The question is whether, when the Secretary of Banking,- as receiver of a closed bank, enters into an agreement to sell a parcel or parcels of real estate- owned by that bank, and when the court having jurisdiction of the receivership approves the sale of the particular property to a named purchaser at a specified price, can a subse*306quent and higher offer for the same property be entertained where there is neither allegation nor proof that the prior sale was attended by fraud, accident, mistake or other considerations that would ordinarily move a court of equity to set aside a sale of real estate?
The Department of Banking Code of May 15, 1933, P. L. 565, prescribes a specified procedure to be followed by the Secretary of Banking and the courts in sales of real estate belonging to a closed institution of which the Secretary of Banking is receiver. Section 718A of the code provides:
“The Secretary [of Banking] may, with leave of, and upon the terms and conditions prescribed by, the court, sell any real property of the institution of which he is in possession as receiver. . . .
“Every such sale of real property shall be confirmed by the court, if all the terms and conditions of its order authorizing such sale have been complied with.”
No agreement to sell real estate is binding upon the Secretary of Banking unless and until he complies with the directions of the code and obtains leave of the court to make the proposed sale.
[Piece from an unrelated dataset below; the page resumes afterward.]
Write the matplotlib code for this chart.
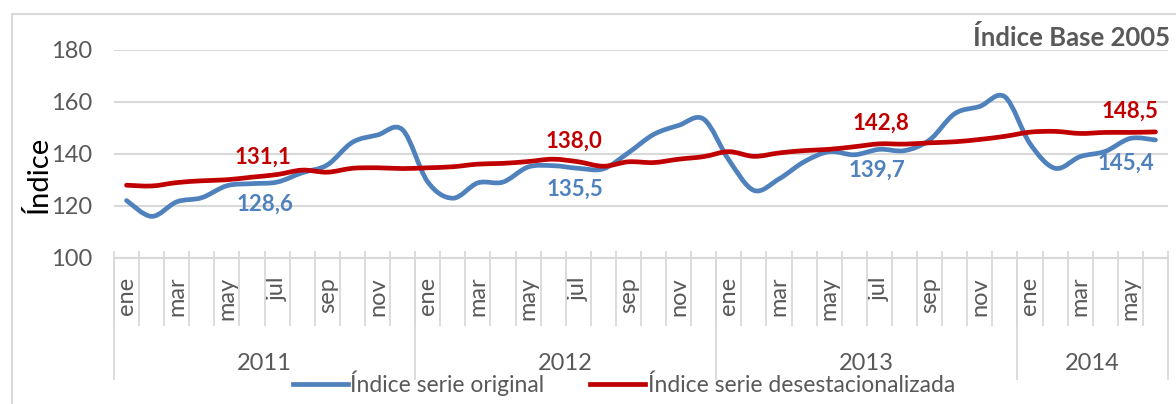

And by parity of reasoning, once leave of court is duly and properly obtained, the sale does become final and binding upon the Secretary of Banking. Thereafter, he may not seek to set aside the sale except upon proof of fraud, accident, mistake, or some other cause for which equity would avoid a like sale between private parties.
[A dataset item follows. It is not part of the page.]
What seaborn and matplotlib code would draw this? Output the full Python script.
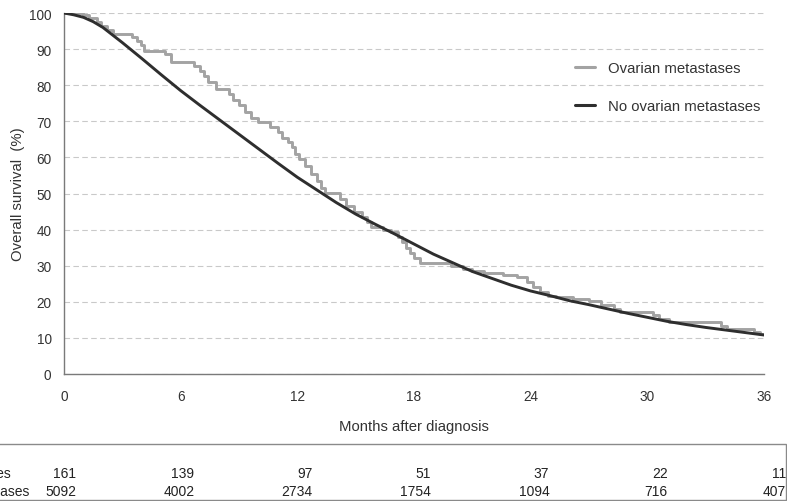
import matplotlib
matplotlib.use("Agg")
import matplotlib.pyplot as plt
import seaborn as sns
import pandas as pd
from matplotlib.patches import Rectangle
from matplotlib.lines import Line2D

# ---- data ----
ovarian_months = [0, 1.0, 1.3, 1.7, 1.9, 2.2, 2.5, 3.5, 3.75, 3.95, 4.1, 5.2, 5.5, 6.7, 7.0, 7.2,
                  7.4, 7.8, 8.5, 8.7, 9.0, 9.3, 9.6, 10.0, 10.6, 11.0, 11.2, 11.5, 11.7, 11.9,
                  12.1, 12.4, 12.7, 13.0, 13.2, 13.4, 14.2, 14.5, 14.9, 15.3, 15.6, 15.8, 16.4,
                  16.8, 17.2, 17.4, 17.6, 17.8, 18.0, 18.3, 19.9, 20.5, 21.0, 21.6, 22.6, 23.3,
                  23.8, 24.1, 24.5, 24.9, 25.3, 26.2, 27.0, 27.6, 28.3, 28.6, 30.3, 30.6, 31.1,
                  33.8, 34.1, 35.5, 35.8, 36.0]
ovarian_surv = [100, 99.4, 98.5, 97.5, 96.5, 95.2, 94.2, 93.3, 92.3, 91.0, 89.6, 88.6, 86.4, 85.2,
                84.0, 82.5, 81.0, 79.0, 77.5, 76.0, 74.5, 72.5, 71.0, 69.8, 68.4, 67.0, 65.5,
                64.2, 63.0, 61.0, 59.5, 57.6, 55.5, 53.5, 51.5, 50.2, 48.5, 46.5, 45.0, 43.5,
                42.0, 40.7, 40.0, 39.2, 38.0, 36.5, 35.0, 33.5, 32.0, 30.8, 30.0, 29.2, 28.5,
                28.0, 27.5, 26.8, 25.5, 24.0, 22.8, 21.5, 21.2, 20.8, 20.2, 19.0, 18.0, 17.3,
                16.3, 15.3, 14.4, 13.2, 12.4, 11.7, 11.0, 11.0]

noovarian_months = [0, 0.5, 1, 1.5, 2, 3, 4, 5, 6, 7, 8, 9, 10, 11, 12, 13, 14, 15, 16, 17, 18,
                    19, 20, 21, 22, 23, 24, 25, 26, 27, 28, 29, 30, 31, 32, 33, 34, 35, 36]
noovarian_surv = [100, 99.5, 98.8, 97.6, 96.0, 91.8, 87.4, 82.9, 78.5, 74.4, 70.4, 66.4, 62.4,
                  58.4, 54.5, 51, 47.5, 44.3, 41.5, 38.8, 36, 33.2, 30.8, 28.4, 26.5, 24.6, 23,
                  21.7, 20.3, 19.2, 18, 16.8, 15.7, 14.6, 13.7, 12.9, 12.2, 11.5, 10.8]

risk_months = [0, 6, 12, 18, 24, 30, 36]
risk_ovarian = [161, 139, 97, 51, 37, 22, 11]
risk_noovarian = [5092, 4002, 2734, 1754, 1094, 716, 407]
risk_labels = ["Ovarian metastases", "No ovarian metastases"]

x_ticks = [0, 6, 12, 18, 24, 30, 36]
y_ticks = [0, 10, 20, 30, 40, 50, 60, 70, 80, 90, 100]

series_names = ["Ovarian metastases", "No ovarian metastases"]
series_colors = ["#a3a3a3", "#2e2e2e"]

# ---- styling ----
sns.set_theme(style="white")
plt.rcParams['font.family'] = ['Liberation Sans', 'DejaVu Sans']

W, H = 787, 502
fig = plt.figure(figsize=(W / 100, H / 100), dpi=100)


def box(l, t, r, b):
    return [l / W, 1 - b / H, (r - l) / W, (b - t) / H]


ax = fig.add_axes(box(64, 14, 764, 375))

df_ov = pd.DataFrame({"month": ovarian_months, "surv": ovarian_surv})
df_no = pd.DataFrame({"month": noovarian_months, "surv": noovarian_surv})

sns.lineplot(data=df_no, x="month", y="surv", ax=ax, color=series_colors[1],
             linewidth=2.1, estimator=None, zorder=3)
sns.lineplot(data=df_ov, x="month", y="surv", ax=ax, color=series_colors[0],
             linewidth=2.1, estimator=None, drawstyle="steps-post", zorder=2)

ax.set_xlim(0, 36)
ax.set_ylim(0, 100)
ax.set_xticks(x_ticks)
ax.set_yticks(y_ticks)
ax.yaxis.grid(True, linestyle=(0, (5, 3)), color="#c9c9c9", linewidth=0.8)
ax.xaxis.grid(False)
ax.set_axisbelow(True)

for s in ["top", "right"]:
    ax.spines[s].set_visible(False)
for s in ["left", "bottom"]:
    ax.spines[s].set_color("#7a7a7a")
    ax.spines[s].set_linewidth(1.0)

ax.tick_params(axis="both", which="major", direction="out", length=4.0, width=1.0,
               color="#7a7a7a", labelsize=9.8, labelcolor="#333333")
ax.tick_params(axis="y", pad=5)
ax.tick_params(axis="x", pad=7)

ax.set_xlabel("Months after diagnosis", fontsize=10.7, color="#333333")
ax.set_ylabel("Overall survival  (%)", fontsize=10.7, color="#333333")
ax.xaxis.set_label_coords(0.5, (375 - 427) / 361, transform=ax.transAxes)
ax.yaxis.set_label_coords((18 - 64) / 700, 0.5, transform=ax.transAxes)
ax.xaxis.label.set_va("center")
ax.yaxis.label.set_va("center")

handles = [Line2D([], [], color=c, linewidth=2.2) for c in series_colors]
ax.legend(handles, series_names, loc="upper left", bbox_to_anchor=(0.73, 0.866),
          frameon=False, fontsize=10.7, handlelength=1.35, handletextpad=0.9,
          labelspacing=1.6, borderpad=0, borderaxespad=0, labelcolor="#333333")

# ---- number-at-risk table ----
tax = fig.add_axes(box(76, 445, 786, 501))
tax.set_xlim(0, 36)
tax.set_ylim(0, 1)
tax.axis("off")
row_y = [(501 - 474) / 56, (501 - 492) / 56]
for m, n in zip(risk_months, risk_ovarian):
    tax.text(m, row_y[0], str(n), ha="right", va="center", fontsize=10, color="#222222")
for m, n in zip(risk_months, risk_noovarian):
    tax.text(m, row_y[1], str(n), ha="right", va="center", fontsize=10, color="#222222")

t1 = fig.text(11 / W, 1 - 474 / H, risk_labels[0], ha="right", va="center",
              fontsize=10, color="#222222")
fig.canvas.draw()
bb = t1.get_window_extent(fig.canvas.get_renderer())
fig.text(bb.x0 / W, 1 - 492 / H, risk_labels[1], ha="left", va="center",
         fontsize=10, color="#222222")

fig.patches.append(Rectangle((-5 / W, 1 - 500.5 / H), (786 + 5) / W, 55.5 / H,
                             transform=fig.transFigure, fill=False,
                             edgecolor="#8a8a8a", linewidth=1.0))

fig.savefig("out.png", dpi=100)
It seems to us that the intent of the legislature, as expressed in section 718A of the code, is that when the court has authorized the sale that sale becomes binding upon the court as well. It will be noted that that section provides that, when the Secretary of Banking has complied with the terms and conditions of the order of court authorizing such sale, the court shall confirm the sale. The court is left no discretion in the matter. Thus, once the court has approved a proposed sale, such sale becomes final and, thereafter, it will not be disturbed except for *307fraud, accident, mistake, or other equitable reason: In re Mechanics Trust Company, 39 D. & C. 202 (1940).
In the case of the Willow Grove Trust Company, September term, 1931, no. 14 (as yet unreported), decided March 21, 1941, the Court of Common Pleas of Montgomery County said:
“We think that a fair interpretation of the section [section 718A] requires us to hold that it was the intention of the legislature that the sale is to be considered confirmed, when the court approves the terms of the agreement of sale as submitted by the receiver. It is the doctrine of all our cases, that a sale once confirmed, may not be set aside except for fraud, accident or mistake, or, perhaps, for gross inadequacy of price.”
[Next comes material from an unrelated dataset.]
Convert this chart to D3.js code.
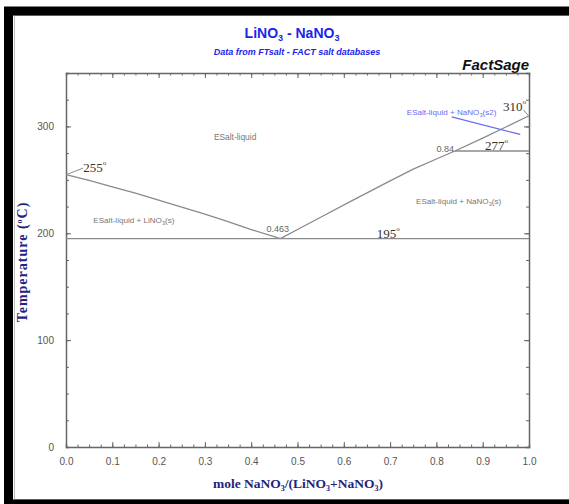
<!DOCTYPE html>
<html>
<head>
<meta charset="utf-8">
<script src="https://cdn.jsdelivr.net/npm/d3@7"></script>
<style>
  html, body { margin: 0; padding: 0; background: #fff; }
  svg { display: block; }
</style>
</head>
<body>
<svg id="chart" width="569" height="504"></svg>
<script>
// LiNO3 - NaNO3 phase diagram: liquidus branches, invariant lines and labels
const liquidusLi = [ // [x NaNO3, T °C]
  [0.0, 255], [0.05, 249.5], [0.1, 243.5], [0.15, 237.5], [0.2, 231], [0.25, 224.5],
  [0.3, 218], [0.35, 211], [0.4, 203.5], [0.463, 195]
];
const liquidusNa = [
  [0.463, 195], [0.5, 203.5], [0.55, 215], [0.62, 231], [0.7, 249], [0.75, 260],
  [0.8, 269.5], [0.84, 277], [0.9, 289], [0.95, 299.5], [1.0, 310]
];
const eutecticLine = [[0.0, 195], [1.0, 195]];
const transitionLine = [[0.84, 277], [1.0, 277]];
const pointerLine = [[0.833, 309], [0.981, 292.5]];
const xTicks = [0, 0.1, 0.2, 0.3, 0.4, 0.5, 0.6, 0.7, 0.8, 0.9, 1.0];
const yTicks = [0, 100, 200, 300];

const svg = d3.select("#chart");
const m = { left: 66, right: 529, top: 73, bottom: 447 };

const x = d3.scaleLinear().domain([0, 1]).range([m.left, m.right]);
const y = d3.scaleLinear().domain([0, 350]).range([m.bottom, m.top]);

const SANS = "Liberation Sans, Arial, sans-serif";
const SERIF = "Liberation Serif, Times New Roman, serif";

// outer frame
svg.append("rect").attr("x", 14.5).attr("y", 15.5).attr("width", 700).attr("height", 484)
  .attr("fill", "none").attr("stroke", "#bbb").attr("stroke-width", 1);
svg.append("rect").attr("x", 8.5).attr("y", 11).attr("width", 700).attr("height", 493)
  .attr("fill", "none").attr("stroke", "#000").attr("stroke-width", 9);

// titles
const title = svg.append("text").attr("x", 292).attr("y", 38).attr("text-anchor", "middle")
  .attr("font-family", SANS).attr("font-weight", "bold")
  .attr("font-size", 14).attr("fill", "#2222ee");
title.append("tspan").text("LiNO");
title.append("tspan").text("3").attr("font-size", 9).attr("dy", 3);
title.append("tspan").text(" - NaNO").attr("dy", -3);
title.append("tspan").text("3").attr("font-size", 9).attr("dy", 3);

svg.append("text").attr("x", 297).attr("y", 55).attr("text-anchor", "middle")
  .attr("font-family", SANS).attr("font-weight", "bold")
  .attr("font-style", "italic").attr("font-size", 9).attr("fill", "#2222ee")
  .text("Data from FTsalt - FACT salt databases");

svg.append("text").attr("x", 529).attr("y", 70).attr("text-anchor", "end")
  .attr("font-family", SANS).attr("font-weight", "bold")
  .attr("font-style", "italic").attr("font-size", 15).attr("fill", "#111")
  .text("FactSage");

// axes
const axisColor = "#666";
const minorX = d3.range(0, 1.0001, 0.025);
const minorY = d3.range(0, 350.01, 25);

function styleAxis(g) {
  g.select(".domain").attr("stroke", axisColor).attr("stroke-width", 1.5);
  g.selectAll(".tick line").attr("stroke", axisColor).attr("stroke-width", 1);
  g.selectAll(".tick text").attr("fill", "#555")
    .attr("font-family", SANS).attr("font-size", 10);
}

// bottom
const gB = svg.append("g").attr("transform", `translate(0,${m.bottom})`);
gB.call(d3.axisBottom(x).tickValues(minorX).tickSize(-2.5).tickFormat(""));
gB.call(styleAxis);
const gB2 = svg.append("g").attr("transform", `translate(0,${m.bottom})`);
gB2.call(d3.axisBottom(x).tickValues(xTicks).tickSizeInner(-5).tickSizeOuter(0).tickPadding(11).tickFormat(d3.format(".1f")));
gB2.call(styleAxis);
gB2.select(".domain").remove();

// top
const gT = svg.append("g").attr("transform", `translate(0,${m.top})`);
gT.call(d3.axisTop(x).tickValues(minorX).tickSize(-2.5).tickFormat(""));
gT.call(styleAxis);
const gT2 = svg.append("g").attr("transform", `translate(0,${m.top})`);
gT2.call(d3.axisTop(x).tickValues(xTicks).tickSizeInner(-5).tickSizeOuter(0).tickFormat(""));
gT2.call(styleAxis);
gT2.select(".domain").remove();

// left
const gL = svg.append("g").attr("transform", `translate(${m.left},0)`);
gL.call(d3.axisLeft(y).tickValues(minorY).tickSize(-3).tickFormat(""));
gL.call(styleAxis);
const gL2 = svg.append("g").attr("transform", `translate(${m.left},0)`);
gL2.call(d3.axisLeft(y).tickValues(yTicks).tickSizeInner(-5).tickSizeOuter(0).tickPadding(12));
gL2.call(styleAxis);
gL2.select(".domain").remove();

// right
const gR = svg.append("g").attr("transform", `translate(${m.right},0)`);
gR.call(d3.axisRight(y).tickValues(minorY).tickSize(-3).tickFormat(""));
gR.call(styleAxis);
const gR2 = svg.append("g").attr("transform", `translate(${m.right},0)`);
gR2.call(d3.axisRight(y).tickValues(yTicks).tickSizeInner(-5).tickSizeOuter(0).tickFormat(""));
gR2.call(styleAxis);
gR2.select(".domain").remove();

// axis titles
const xl = svg.append("text").attr("x", 298).attr("y", 488).attr("text-anchor", "middle")
  .attr("font-family", SERIF).attr("font-weight", "bold")
  .attr("font-size", 13.5).attr("fill", "#23237d");
xl.append("tspan").text("mole NaNO");
xl.append("tspan").text("3").attr("font-size", 8).attr("dy", 3);
xl.append("tspan").text("/(LiNO").attr("dy", -3);
xl.append("tspan").text("3").attr("font-size", 8).attr("dy", 3);
xl.append("tspan").text("+NaNO").attr("dy", -3);
xl.append("tspan").text("3").attr("font-size", 8).attr("dy", 3);
xl.append("tspan").text(")").attr("dy", -3);

const yl = svg.append("text").attr("transform", "translate(27,262) rotate(-90)")
  .attr("text-anchor", "middle")
  .attr("font-family", SERIF).attr("font-weight", "bold")
  .attr("font-size", 14).attr("letter-spacing", 1).attr("fill", "#23237d");
yl.append("tspan").text("Temperature (");
yl.append("tspan").text("o").attr("font-size", 8).attr("dy", -5);
yl.append("tspan").text("C)").attr("dy", 5);

// phase boundaries
const line = d3.line().x(d => x(d[0])).y(d => y(d[1]));
const phaseColor = "#8a8a8a";
[liquidusLi, liquidusNa, eutecticLine, transitionLine].forEach(pts => {
  svg.append("path").attr("d", line(pts)).attr("fill", "none")
    .attr("stroke", phaseColor).attr("stroke-width", 1.3);
});
svg.append("path").attr("d", line(pointerLine)).attr("fill", "none")
  .attr("stroke", "#6b6bf5").attr("stroke-width", 1.3);

// region labels
function phaseLabel(tx, ty, pre, sub, post, size, col) {
  const t = svg.append("text").attr("x", x(tx)).attr("y", y(ty))
    .attr("font-family", SANS).attr("font-size", size)
    .attr("fill", col || "#777");
  t.append("tspan").text(pre);
  if (sub) {
    t.append("tspan").text(sub).attr("font-size", size * 0.7).attr("dy", 2);
    t.append("tspan").text(post).attr("dy", -2);
  }
  return t;
}
phaseLabel(0.3195, 287.3, "ESalt-liquid", null, null, 8.4);
phaseLabel(0.059, 209.6, "ESalt-liquid + LiNO", "3", "(s)", 8.1);
phaseLabel(0.756, 227.1, "ESalt-liquid + NaNO", "3", "(s)", 8.1);
phaseLabel(0.736, 310.4, "ESalt-liquid + NaNO", "3", "(s2)", 8.1, "#6b6bf5");

// composition labels
function compLabel(tx, ty, str) {
  svg.append("text").attr("x", x(tx)).attr("y", y(ty))
    .attr("font-family", SANS).attr("font-size", 9).attr("fill", "#666").text(str);
}
compLabel(0.433, 201.2, "0.463");
compLabel(0.80, 276.3, "0.84");

// temperature labels
function tempLabel(tx, ty, str) {
  const t = svg.append("text").attr("x", x(tx)).attr("y", y(ty))
    .attr("font-family", SERIF)
    .attr("font-size", 13).attr("fill", "#333");
  t.append("tspan").text(str);
  t.append("tspan").text("o").attr("font-size", 7).attr("dy", -7);
}
tempLabel(0.037, 257.6, "255");
tempLabel(0.671, 195.6, "195");
tempLabel(0.905, 278, "277");
tempLabel(0.944, 314, "310");

// leader ticks for melting points
svg.append("path").attr("d", line([[0.0015, 255], [0.037, 261]]))
  .attr("stroke", phaseColor).attr("stroke-width", 1).attr("fill", "none");
svg.append("path").attr("d", line([[0.988, 315.5], [0.999, 310]]))
  .attr("stroke", phaseColor).attr("stroke-width", 1).attr("fill", "none");
</script>
</body>
</html>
If a sale is to be upset upon the receipt of higher offers after the court has approved it, buyers would soon become discouraged and would lose interest in any of the real estate offered for sale by the Secretary of Banking.
If, after the court’s mandate to the Secretary of Banking to sell at a named price to a certain purchaser, the sale could, as a matter of course, be upset by the mere receipt of a higher offer, sales of real estate by the Secretary of Banking would become farcical and rational men would shun them and refuse to bid. The result would be that liquidation would be greatly retarded and the total cost thereof would greatly increase, so that any temporary benefit to be had from the acceptance of the increased offer would be outweighed by the resulting decrease in eventual total returns to the depositors, creditors, and shareholders of the closed bank.
There must be a point at which the sale becomes final, so that thereafter it is possible for the purchaser to act with certainty in matters relative to his purchase. Section 718A has fixed that point as the date when the court approves a proposed sale submitted to it.
However, under the particular facts of this case, the decision herein would be the same even under the rules *308governing ordinary judicial sales, for where the officer of the court reports the name of the proposed purchaser to the court in the first instance, together with the property to be sold and the price to be paid therefor, and where the court authorizes the sale and conveyance of the given piece of real estate to the named purchaser at the specified price, the sale is final: Files v. Brown, 124 Fed. 133 (1903), where the court said (p. 137) :
“The reason of the old rule in chancery that sales made by a master under an order or decree of court are not final unless confirmed is that the court is the vendor, and it cannot know what the offers or bids will be at a sale at auction; that the master is its agent to receive and report the bids, without authority to accept any of them. Hence it is not until the best bid has been reported to the court, and it has accepted it, and confirmed the sale by an order directing the master to complete it, that it becomes final. The reason of this rule ceases to be in a case like that at bar, where the bid is reported to the court in the first instance, and it accepts it and orders the master or receiver to take the price offered and to convey the property to the purchaser. And where the reason of a rule no longer exists, the rule itself ceases to be. So that, even if the old chancery rule were in force, it would have no application to the sale in hand. The order to the receiver to sell and convey the property to a purchaser named, for a price fixed in the order, is itself both an acceptance of the bid and a confirmation of the sale, so that when the order has been executed the court is as firmly bound in law and in morals as any private citizen by his executed sale.”
And now, to wit, May 12, 1941, the rule is discharged and the petition of Irvin Sobel is dismissed.